Cotangent expansion to compute infinite products

Question

At the end of class my professor remarked that the infinite product expansion of cotangent, $$\text{cot}(z)=\frac{1}{z}+\prod \frac{2z}{z^2-n^2\pi^2}$$ can be used to compute infinite products like $\prod \frac{1}{n^2+1}$,$\prod \frac{1}{n^2+a^2}$. I'm assuming I'd substitute in some value for $z$ and the whole thing would pop up.
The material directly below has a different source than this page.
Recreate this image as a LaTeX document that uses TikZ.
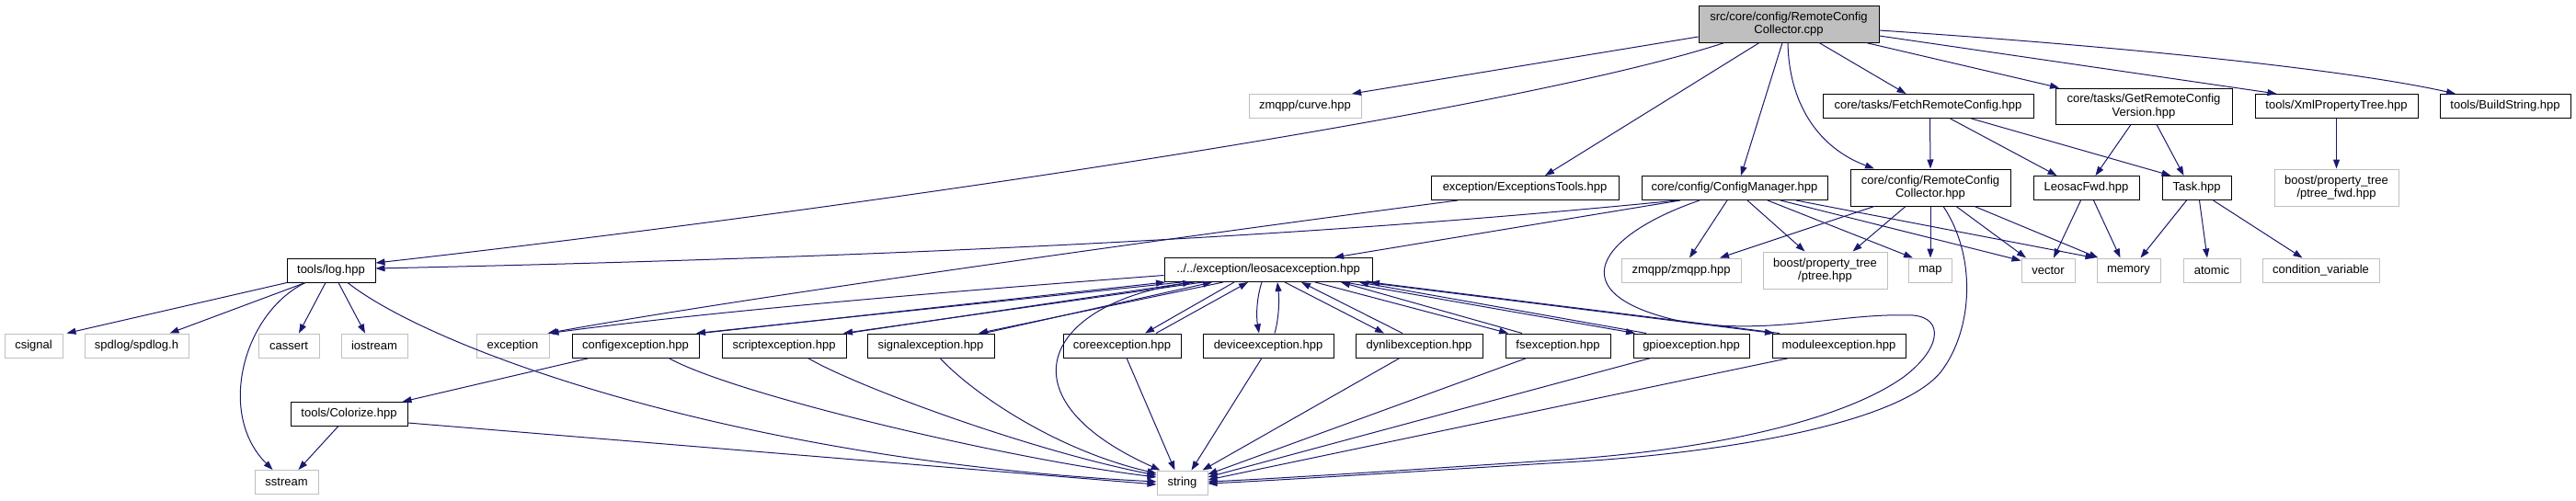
\documentclass[tikz,border=0pt]{standalone}
\usepackage{fontspec}
\setmainfont{Liberation Sans}
\usepackage{tikz}
\usetikzlibrary{arrows.meta}
\definecolor{dgEdge}{HTML}{191970}
\definecolor{dgGray}{HTML}{BFBFBF}
\tikzset{
  % Project header (black border)
  hbox/.style={rectangle,draw=black,line width=1pt,fill=white,
    inner sep=0pt,minimum height=26pt,align=center,
    font=\fontsize{13}{14.5}\selectfont,text=black},
  % System / external header (gray border)
  sbox/.style={hbox,draw=dgGray},
  % The file the graph is drawn for
  rbox/.style={hbox,fill=dgGray},
  % Include arrows
  arr/.style={-{Triangle[length=10pt,width=7pt]},line width=1pt,color=dgEdge},
}

\begin{document}
\begin{tikzpicture}[x=1pt,y=-1pt]
  \useasboundingbox (0,0) rectangle (2801,544);

  % top rows
  \node[rbox,minimum width=196pt,minimum height=40pt] (root) at (1945,26)
    {src/core/config/RemoteConfig\\Collector.cpp};
  \node[sbox,minimum width=122pt] (curve) at (1419,115.5) {zmqpp/curve.hpp};
  \node[hbox,minimum width=229pt] (fetch) at (2096.5,115.5) {core/tasks/FetchRemoteConfig.hpp};
  \node[hbox,minimum width=192pt,minimum height=39pt] (getver) at (2331,115.5)
    {core/tasks/GetRemoteConfig\\Version.hpp};
  \node[hbox,minimum width=177pt] (xmlpt) at (2540.5,115.5) {tools/XmlPropertyTree.hpp};
  \node[hbox,minimum width=142pt] (buildstr) at (2724,115.5) {tools/BuildString.hpp};

  \node[hbox,minimum width=204pt] (exctools) at (1658,204.5) {exception/ExceptionsTools.hpp};
  \node[hbox,minimum width=202pt] (cfgmgr) at (1886,204.5) {core/config/ConfigManager.hpp};
  \node[hbox,minimum width=174pt,minimum height=40pt] (rcchpp) at (2099,204)
    {core/config/RemoteConfig\\Collector.hpp};
  \node[hbox,minimum width=115pt] (fwd) at (2268.5,204.5) {LeosacFwd.hpp};
  \node[hbox,minimum width=75pt] (task) at (2388.5,204.5) {Task.hpp};
  \node[sbox,minimum width=135pt,minimum height=40pt] (ptreefwd) at (2540.5,204)
    {boost/property\_tree\\/ptree\_fwd.hpp};

  % middle row
  \node[hbox,minimum width=96pt] (log) at (360,294) {tools/log.hpp};
  \node[hbox,minimum width=226pt] (leosac) at (1379,293.5) {../../exception/leosacexception.hpp};
  \node[sbox,minimum width=130pt] (zmqpp) at (1828,294) {zmqpp/zmqpp.hpp};
  \node[sbox,minimum width=135pt,minimum height=40pt] (ptree) at (1984.5,294)
    {boost/property\_tree\\/ptree.hpp};
  \node[sbox,minimum width=47pt] (map) at (2099,294) {map};
  \node[sbox,minimum width=58pt] (vector) at (2227,294) {vector};
  \node[sbox,minimum width=69pt] (memory) at (2314.5,294) {memory};
  \node[sbox,minimum width=62pt] (atomic) at (2405,294) {atomic};
  \node[sbox,minimum width=127pt] (condvar) at (2523.5,294) {condition\_variable};

  % exception row
  \node[sbox,minimum width=63pt] (csignal) at (36.5,376) {csignal};
  \node[sbox,minimum width=113pt] (spdlog) at (148.5,376) {spdlog/spdlog.h};
  \node[sbox,minimum width=66pt] (cassert) at (314,376) {cassert};
  \node[sbox,minimum width=72pt] (iostream) at (407,376) {iostream};
  \node[sbox,minimum width=79pt] (exception) at (557.5,376) {exception};
  \node[hbox,minimum width=138pt] (configexc) at (691,376) {configexception.hpp};
  \node[hbox,minimum width=135pt] (scriptexc) at (852.5,376) {scriptexception.hpp};
  \node[hbox,minimum width=138pt] (signalexc) at (1012,376) {signalexception.hpp};
  \node[hbox,minimum width=128pt] (coreexc) at (1220,376) {coreexception.hpp};
  \node[hbox,minimum width=142pt] (deviceexc) at (1379,376) {deviceexception.hpp};
  \node[hbox,minimum width=138pt] (dynlibexc) at (1543,376) {dynlibexception.hpp};
  \node[hbox,minimum width=114pt] (fsexc) at (1694,376) {fsexception.hpp};
  \node[hbox,minimum width=126pt] (gpioexc) at (1839,376) {gpioexception.hpp};
  \node[hbox,minimum width=145pt] (moduleexc) at (1999.5,376) {moduleexception.hpp};

  % bottom rows
  \node[hbox,minimum width=127pt] (colorize) at (379.5,450.5) {tools/Colorize.hpp};
  \node[sbox,minimum width=69pt] (sstream) at (311.5,524.5) {sstream};
  \node[sbox,minimum width=55pt] (string) at (1285.5,525) {string};

  % from the source file
  \draw[arr] ([yshift=-14pt]root.west) -- ([xshift=51pt]curve.north);
  \draw[arr] ([xshift=-70pt]root.south) .. controls (1650,120) and (950,225) .. ([yshift=8pt]log.east);
  \draw[arr] ([xshift=-32pt]root.south) -- ([xshift=22pt]exctools.north);
  \draw[arr] ([xshift=-7pt]root.south) -- ([xshift=7pt]cfgmgr.north);
  \draw[arr] ([xshift=-1pt]root.south) .. controls (1945,110) and (1975,160) .. ([xshift=-61pt]rcchpp.north);
  \draw[arr] ([xshift=33pt]root.south) -- ([xshift=-24pt]fetch.north);
  \draw[arr] ([xshift=84pt]root.south) -- ([xshift=-92pt]getver.north);
  \draw[arr] ([yshift=-13pt]root.east) -- ([xshift=-65pt]xmlpt.north);
  \draw[arr] ([yshift=-7pt]root.east) .. controls (2300,50) and (2550,75) .. ([xshift=-54pt]buildstr.north);

  % tasks
  \draw[arr] ([xshift=2pt]fetch.south) -- (rcchpp.north);
  \draw[arr] ([xshift=24pt]fetch.south) -- ([xshift=-32pt]fwd.north);
  \draw[arr] ([xshift=47pt]fetch.south) -- ([xshift=-28pt]task.north);
  \draw[arr] ([xshift=-14pt]getver.south) -- ([xshift=10pt]fwd.north);
  \draw[arr] ([xshift=14pt]getver.south) -- ([xshift=-14pt]task.north);
  \draw[arr] (xmlpt.south) -- (ptreefwd.north);
  \draw[arr] ([xshift=-6pt]fwd.south) -- ([xshift=6pt]vector.north);
  \draw[arr] ([xshift=8pt]fwd.south) -- ([xshift=-9pt]memory.north);
  \draw[arr] ([xshift=-11pt]task.south) -- ([xshift=13pt]memory.north);
  \draw[arr] ([xshift=3pt]task.south) -- ([xshift=-5pt]atomic.north);
  \draw[arr] ([xshift=18pt]task.south) -- ([xshift=-20pt]condvar.north);

  % config manager
  \draw[arr] ([xshift=-62pt]cfgmgr.south) .. controls (1600,240) and (1200,275) .. ([yshift=2pt]log.east);
  \draw[arr] ([xshift=-59pt]cfgmgr.south) -- ([xshift=72pt]leosac.north);
  \draw[arr] ([xshift=-8pt]cfgmgr.south) -- ([xshift=9pt]zmqpp.north);
  \draw[arr] ([xshift=14pt]cfgmgr.south) -- ([xshift=-22pt]ptree.north);
  \draw[arr] ([xshift=36pt]cfgmgr.south) -- ([xshift=-19pt]map.north);
  \draw[arr] ([xshift=50pt]cfgmgr.south) -- ([yshift=-3pt]vector.north west);
  \draw[arr] ([xshift=67pt]cfgmgr.south) -- ([xshift=-2pt]memory.north west);
  \draw[arr] ([xshift=-38pt]cfgmgr.south) .. controls (1740,255) and (1690,320) .. (1830,350)
    .. controls (1930,365) and (2000,340) .. (2080,343)
    .. controls (2115,346) and (2110,380) .. (2070,410)
    .. controls (2000,460) and (1850,490) .. (1700,500)
    .. controls (1550,510) and (1400,520) .. ([yshift=1pt]string.east);

  % remote config collector header
  \draw[arr] ([xshift=-61pt]rcchpp.south) -- ([xshift=42pt]zmqpp.north);
  \draw[arr] ([xshift=-27pt]rcchpp.south) -- ([xshift=30pt]ptree.north);
  \draw[arr] (rcchpp.south) -- (map.north);
  \draw[arr] ([xshift=28pt]rcchpp.south) -- ([xshift=-24pt]vector.north);
  \draw[arr] ([xshift=48pt]rcchpp.south) -- ([xshift=2pt]memory.north west);
  \draw[arr] ([xshift=14pt]rcchpp.south) .. controls (2150,280) and (2145,360) .. (2110,405)
    .. controls (2060,465) and (1850,495) .. (1700,503)
    .. controls (1550,512) and (1400,522) .. ([yshift=-1pt]string.east);

  % exceptions
  \draw[arr] ([xshift=-73pt]exctools.south) .. controls (1300,255) and (800,325) .. ([xshift=38pt]exception.north);
  \draw[arr] ([yshift=-6pt]leosac.west) .. controls (1100,312) and (800,335) .. ([xshift=40pt]exception.north);
  \draw[arr] ([xshift=-80pt]leosac.south) .. controls (1140,325) and (1080,430) .. ([xshift=-24pt]string.north);

  \draw[arr] ([xshift=-94pt]leosac.south) -- ([xshift=66pt]configexc.north);
  \draw[arr] ([xshift=71pt]configexc.north) -- ([xshift=-112pt]leosac.south);
  \draw[arr] ([xshift=-71pt]leosac.south) -- ([xshift=64.5pt]scriptexc.north);
  \draw[arr] ([xshift=68.5pt]scriptexc.north) -- ([xshift=-83pt]leosac.south);
  \draw[arr] ([xshift=-49pt]leosac.south) -- ([xshift=52pt]signalexc.north);
  \draw[arr] ([xshift=58pt]signalexc.north) -- ([xshift=-61pt]leosac.south);
  \draw[arr] ([xshift=-37pt]leosac.south) -- ([xshift=25pt]coreexc.north);
  \draw[arr] ([xshift=37pt]coreexc.north) -- ([xshift=-22pt]leosac.south);
  \draw[arr] ([xshift=-7pt]leosac.south) .. controls (1366,325) and (1366,345) .. ([xshift=-10pt]deviceexc.north);
  \draw[arr] ([xshift=7pt]deviceexc.north) .. controls (1391,345) and (1391,325) .. ([xshift=10pt]leosac.south);
  \draw[arr] ([xshift=18pt]leosac.south) -- ([xshift=-38pt]dynlibexc.north);
  \draw[arr] ([xshift=-18pt]dynlibexc.north) -- ([xshift=36pt]leosac.south);
  \draw[arr] ([xshift=51pt]leosac.south) -- ([xshift=-54pt]fsexc.north);
  \draw[arr] ([xshift=-39pt]fsexc.north) -- ([xshift=79pt]leosac.south);
  \draw[arr] ([xshift=83pt]leosac.south) -- ([xshift=-61pt]gpioexc.north);
  \draw[arr] ([xshift=-49pt]gpioexc.north) -- ([xshift=99pt]leosac.south);
  \draw[arr] ([xshift=105pt]leosac.south) -- ([xshift=-70.5pt]moduleexc.north);
  \draw[arr] ([xshift=-64.5pt]moduleexc.north) -- ([xshift=111pt]leosac.south);

  \draw[arr] ([xshift=36pt]configexc.south) .. controls (800,430) and (1100,500) .. ([yshift=6pt]string.west);
  \draw[arr] ([xshift=26pt]scriptexc.south) .. controls (930,420) and (1120,490) .. ([yshift=8pt]string.west);
  \draw[arr] ([xshift=10pt]signalexc.south) .. controls (1060,430) and (1150,490) .. ([yshift=10pt]string.west);
  \draw[arr] ([xshift=5pt]coreexc.south) -- ([xshift=-8pt]string.north);
  \draw[arr] ([xshift=-7pt]deviceexc.south) -- ([xshift=10pt]string.north);
  \draw[arr] ([xshift=-21pt]dynlibexc.south) -- ([xshift=22pt]string.north);
  \draw[arr] ([xshift=-34pt]fsexc.south) -- ([yshift=9pt]string.east);
  \draw[arr] ([xshift=-44pt]gpioexc.south) -- ([yshift=6pt]string.east);
  \draw[arr] ([xshift=-54pt]moduleexc.south) -- ([yshift=3pt]string.east);
  \draw[arr] ([xshift=-50pt]configexc.south) -- ([xshift=58pt]colorize.north);

  % logging
  \draw[arr] ([xshift=-48pt]log.south) -- ([xshift=36pt]csignal.north);
  \draw[arr] ([xshift=-28pt]log.south) -- ([xshift=36pt]spdlog.north);
  \draw[arr] ([xshift=-28pt]log.south) .. controls (265,340) and (235,450) .. ([xshift=-15pt]sstream.north);
  \draw[arr] ([xshift=-6pt]log.south) -- ([xshift=11pt]cassert.north);
  \draw[arr] ([xshift=8pt]log.south) -- ([xshift=-10pt]iostream.north);
  \draw[arr] ([xshift=18pt]log.south) .. controls (470,380) and (800,500) .. ([yshift=1pt]string.west);
  \draw[arr] ([yshift=-9.5pt]colorize.east) -- ([yshift=-2pt]string.west);
  \draw[arr] ([xshift=-12pt]colorize.south) -- ([xshift=13pt]sstream.north);
\end{tikzpicture}
\end{document}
But, I can't figure out how to get rid of the negative sign and its driving me crazy.

Answer 1

Let $z = \pi i a$. Then

\begin{align*} \cot (\pi i a) &= \frac{1}{\pi i a} + \prod \frac{2\pi i a}{i^2 \pi^2 a^2 - n^2 \pi^2}\\ - i \coth (\pi a) &= - \frac{i}{\pi a} - \frac{2 i a}{\pi} \prod \frac{1}{a^2 + n^2}\\ \frac{2 a}{\pi} \prod \frac{1}{a^2 + n^2} &= \coth (\pi a) - \frac{1}{\pi a} \\ \prod \frac{1}{a^2 + n^2} &= \frac{\pi}{2a} \coth (\pi a) - \frac{1}{2 a^2}. \end{align*}

Answer 2

For infinite products you should be using the identity $$\sin z=z\prod_{n=1}^\infty\left(1-\frac{z^2}{n^2\pi^2}\right).$$ This is equivalent to your cotangent identity: if you note that $$\frac{d}{dz}\ln\sin z=\cot z=\frac1z+\sum_{n=1}^\infty\frac{2z}{z^2-n^2\pi^2}$$ and integrate termwise carefully, you get a sum for $\ln\sin z$ and then the above product for the sine. Replacing $z$ by $iz$ gives $$\sinh z=z\prod_{n=1}^\infty\left(1+\frac{z^2}{n^2\pi^2}\right).$$ As an example, $z=\pi$ now gives $$\sinh\pi=\pi\prod_{n=1}^\infty\frac{1+n^2}{n^2}.$$ That gives $$\prod_{n=1}^\infty\frac{n^2}{1+n^2}=\frac{\pi}{\sinh\pi}$$ etc. (Of course $\prod 1/(n^2+1)^2=0$).